Post-scriptum (en el reinicio)
Silvia Duschatzky
(…) Chicos en banda anticipa una alerta…la escuela sabe, inmediatamente decimos, supo de tiempos estables regulares y de progreso. El libro no dilata el problema sobre el que gira toda la investigación y a su vez traza una posición que veremos si es capaz de hacer crecer en el devenir de la escritura. Esa posición exhibe un primer viraje. Investigar no es buscar indicios que acontecen por fuera de nosotros sino poner a prueba nuestro modo de pensar una nueva ignorancia. En verdad no sabemos nada de la escuela porque nada sabemos del derrotero de una institución en suelo movedizo. Había que sortear un oxímoron: institución en suelo movedizo.
Vivíamos el estallido del 2001. Si bien el declive de la operatoria escolarizante en la vida social se perfilaba desde tiempo atrás, la coyuntura desgarradora nos empujaba a preguntarnos por el estatuto de una escuela en declive. En ese tiempo, dado que las marcas instituidas se desdibujaban y de manera contundente en los pibes que habitaban territorios de profunda vulnerabilidad, sosteníamos la declinación de la escuela. Probablemente ese énfasis constituyó una maniobra del pensamiento que permitía dotar de valor una materialidad que tomaba a las instituciones educativas. Si la escuela declinaba, lo que perdía fuerza eran las interpretaciones que leen déficits allí donde las formas familiares se borronean.
Caotización y estado de desorientación no serían domados sino explorados en sus fuerzas solapadas. ¿Hay escuela en el deshilván de sus componentes? ¿Hay escuela si entre docente y alumno se interrumpe una interlocución codificada? ¿Hay escuela en las detonaciones que no reconocen la autoridad profesoral? ¿Hay escuela en el uso intermitente y “oportunista” de muchos de los pibes que pasan por ahí? ¿Hay escuela en esos cuerpos niñxs arrojados sin mediación a un mundo estallado? ¿La hay cuando es perforada por esos lenguajes, gestos, argucias que portan las energías juveniles? (…) No hay escuela en abstracto y de esto ya podíamos dar cuenta; sólo cuerpos sensibles que la hacen cuando piensan lo que no saben. (…) Ignorábamos qué podíamos si no sabíamos, qué trazados recorrería el pensamiento cuando lo que escucha es una sensibilidad huérfana de sentidos. (…)
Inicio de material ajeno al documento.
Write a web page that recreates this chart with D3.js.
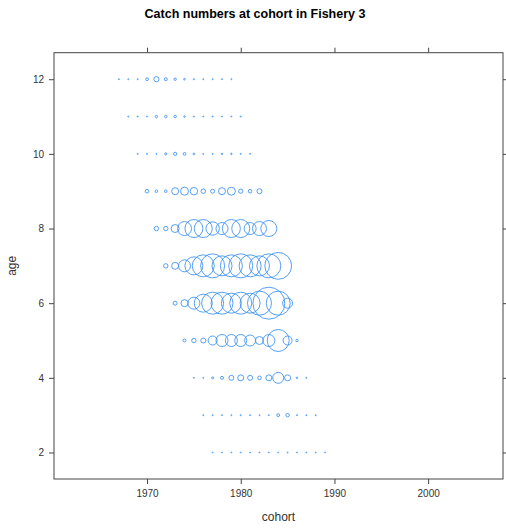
<!DOCTYPE html>
<html>
<head>
<meta charset="utf-8">
<script src="https://cdn.jsdelivr.net/npm/d3@7"></script>
<style>
  html, body { margin: 0; padding: 0; background: #fff; }
  svg { display: block; }
  text { font-family: "Liberation Sans", Arial, sans-serif; }
</style>
</head>
<body>
<svg id="chart" width="506" height="530"></svg>
<script>
// ---- data (catch numbers) ----
const ages = [12, 11, 10, 9, 8, 7, 6, 5, 4, 3, 2];
const years = [1979,1980,1981,1982,1983,1984,1985,1986,1987,1988,1989,1990,1991]; // cohort = year - age
const catchAge12 = [6, 6, 6, 39, 135, 45, 29, 15, 8, 6, 6, 6, 6];
const catchAge11 = [6, 6, 6, 30, 30, 30, 12, 6, 6, 6, 6, 6, 6];
const catchAge10 = [6, 6, 6, 25, 51, 39, 15, 6, 6, 12, 12, 6, 6];
const catchAge9  = [65, 34, 34, 245, 320, 280, 105, 80, 245, 320, 90, 65, 125];
const catchAge8  = [97, 97, 320, 980, 1620, 1620, 900, 720, 1620, 1620, 720, 980, 1280];
const catchAge7  = [97, 245, 720, 1620, 2420, 2880, 2000, 2420, 2880, 2420, 2000, 2880, 3600];
const catchAge6  = [80, 245, 720, 1620, 2420, 2420, 2000, 2420, 2000, 2880, 5120, 2880, 500];
const catchAge5  = [45, 97, 125, 405, 720, 720, 720, 605, 320, 720, 2420, 405, 29];
const catchAge4  = [6, 6, 20, 45, 125, 180, 125, 65, 180, 605, 180, 12, 6];
const catchAge3  = [6, 6, 6, 6, 6, 6, 6, 6, 40, 60, 6, 6, 6];
const catchAge2  = [5, 5, 5, 5, 5, 5, 5, 5, 5, 5, 5, 5, 5];
const catchByAge = [catchAge12, catchAge11, catchAge10, catchAge9, catchAge8, catchAge7,
                    catchAge6, catchAge5, catchAge4, catchAge3, catchAge2];
const xTicks = [1970, 1980, 1990, 2000];
const yTicks = [2, 4, 6, 8, 10, 12];

const points = [];
ages.forEach((a, i) => {
  years.forEach((yr, j) => {
    points.push({ age: a, cohort: yr - a, value: catchByAge[i][j] });
  });
});

// ---- layout ----
const svg = d3.select("#chart");
const pL = 54, pR = 503, pT = 52.7, pB = 479;
const x = d3.scaleLinear().domain([1960.07, 2007.99]).range([pL, pR]);
const y = d3.scaleLinear().domain([1.29, 12.71]).range([pB, pT]);
const rScale = d3.scaleSqrt().domain([0, 5120]).range([0, 16]);

const axisCol = "#444";

// title
svg.append("text")
  .attr("x", 255).attr("y", 18)
  .attr("text-anchor", "middle")
  .attr("font-size", 12.5).attr("font-weight", "bold")
  .attr("fill", "#000")
  .text("Catch numbers at cohort in Fishery 3");

// axes
const gBottom = svg.append("g").attr("transform", `translate(0,${pB})`)
  .call(d3.axisBottom(x).tickValues(xTicks).tickFormat(d3.format("d")).tickSize(5).tickPadding(6));
const gTop = svg.append("g").attr("transform", `translate(0,${pT})`)
  .call(d3.axisTop(x).tickValues(xTicks).tickFormat("").tickSize(5));
const gLeft = svg.append("g").attr("transform", `translate(${pL},0)`)
  .call(d3.axisLeft(y).tickValues(yTicks).tickSize(5).tickPadding(5));
const gRight = svg.append("g").attr("transform", `translate(${pR},0)`)
  .call(d3.axisRight(y).tickValues(yTicks).tickFormat("").tickSize(5));
[gBottom, gTop, gLeft, gRight].forEach(g => {
  g.select(".domain").remove();
  g.selectAll(".tick line").attr("stroke", axisCol);
  g.selectAll(".tick text").attr("fill", "#333").attr("font-size", 10)
    .attr("font-family", "'Liberation Sans', Arial, sans-serif");
});

// panel border
svg.append("rect")
  .attr("x", pL).attr("y", pT).attr("width", pR - pL).attr("height", pB - pT)
  .attr("fill", "none").attr("stroke", axisCol).attr("stroke-width", 1);

// axis labels
svg.append("text")
  .attr("x", (pL + pR) / 2).attr("y", 521)
  .attr("text-anchor", "middle").attr("font-size", 12).attr("fill", "#333")
  .text("cohort");
svg.append("text")
  .attr("transform", `translate(16,${(pT + pB) / 2}) rotate(-90)`)
  .attr("text-anchor", "middle").attr("font-size", 12).attr("fill", "#333")
  .text("age");

// bubbles
svg.append("g").selectAll("circle")
  .data(points)
  .join("circle")
  .attr("cx", d => x(d.cohort))
  .attr("cy", d => y(d.age))
  .attr("r", d => rScale(d.value))
  .attr("fill", "none")
  .attr("stroke", "#3a8ff0")
  .attr("stroke-opacity", 0.85)
  .attr("stroke-width", 1);
</script>
</body>
</html>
Con seguridad hoy no escribiríamos igual. Vacilaríamos sobre muchas de las afirmaciones que esgrimíamos y lo que suena a una suerte de categorías, lo pensaríamos como estados de ánimos yuxtapuestos, móviles, ambiguos. (…)
Los límites de una escritura constituyen también su potencia si la lectura le hace decir al texto lo que entonces insinuaba –tal vez– bajo formas equívocas. Leer implica la operación de cazar un tono, un espíritu y probar deslizamientos enunciativos. ¿Qué veíamos cuando afirmábamos tal cosa, qué deteníamos en ciertas formas de decir? Si el libro vale –y vale–, lo es por esos mismos límites que nos obligan a preguntarnos cómo pensar hoy los inentendibles. El vigor del libro no está en sus enunciados literales sino en el espíritu que lo animó y que es posible olfatear en su desarrollo. Su lectura pone de relieve un proceso de escritura y trabajo que nos modificó y que hizo posible –de esto tampoco teníamos certeza– la constitución de un grupo en estado de conversación con sus tensiones, pruebas, hallazgos, emociones y cansancios.